On Sunday, Justice Thakur said: "We have over 3,000 foreign companies with operations in India. In 2015-16, there has been a 29 percent increase in foreign direct investments. We wish to overtake China and the United States by 2050... Yet we are ranked 130 among a total 189 countries in the Ease of Doing Business…The need for strengthening our judicial system is deeply connected to our ambition for economic growth."
The CJI explained that only a robust justice delivery system steered by conventional courts would effectively channel the alternative dispute resolution mechanisms like arbitration, mediation and conciliation. Civil courts should be able to hear and decide challenges to arbitration awards in a time-bound manner, Justice Thakur said.

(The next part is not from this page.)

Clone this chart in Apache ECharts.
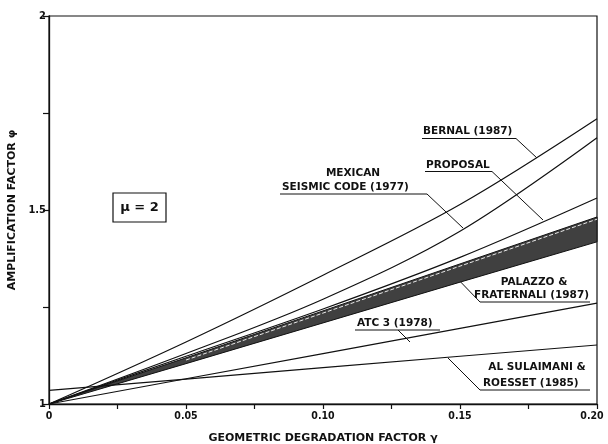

"The avalanche of cases constantly puts the judiciary under great stress. Courts from the apex court to the Munsiff are overburdened. Judges are overworked," he said while explaining that in India, an average 18,000 judges deal with 50 million cases annually, of which 20 million cases are disposed of.
Section 29A centre of attention at Niti Aayog Arbitration conference
The conference also addressed arguments, for and against the implementation of Section 29A of the Arbitration and Conciliation Act 1996 in a panel discussion by experts from the legal community. The provision prescribes a maximum limit of 18 months to pass an award from the time a reference for arbitration is made. For an extension of 6 months, the parties will have to approach the court. Introduced last year for speedy disposal of cases, the provision was severely criticised by many present at the conference.
"Section 29A of the (arbitration) amendment act is not going to work in India. It says from the day the arbitration tribunal becomes functional, the time of 1 year begins. Six months are taken only in completing pleadings. The sensible provision would be to begin the limitation from the day the trial begins," said RC Lahoti, former chief justice of India. He was part of the panel discussion on the pros and cons of the Indian Arbitration Act.
Alexis Mourre, president of the International Chamber of Commerce, and Nish Shetty, head of litigation practice (Asia Pacific) at Clifford Chance, also suggested that the provision needs to be revisited.
"Time limit should not take away the essence of arbitration. The time limit has to be fair and reasonable, else the doctrine of due processes would be hampered in an effort to adhere to rigid time frames," Dr Mool Chand Sharma, former member of the Law Commission, also echoed similar sentiments.
However, others such as Sunil Bharti Mittal, chairman of Bharti Enterprises, and Aditya Ghosh, CEO of IndiGo, expressed support for the provision.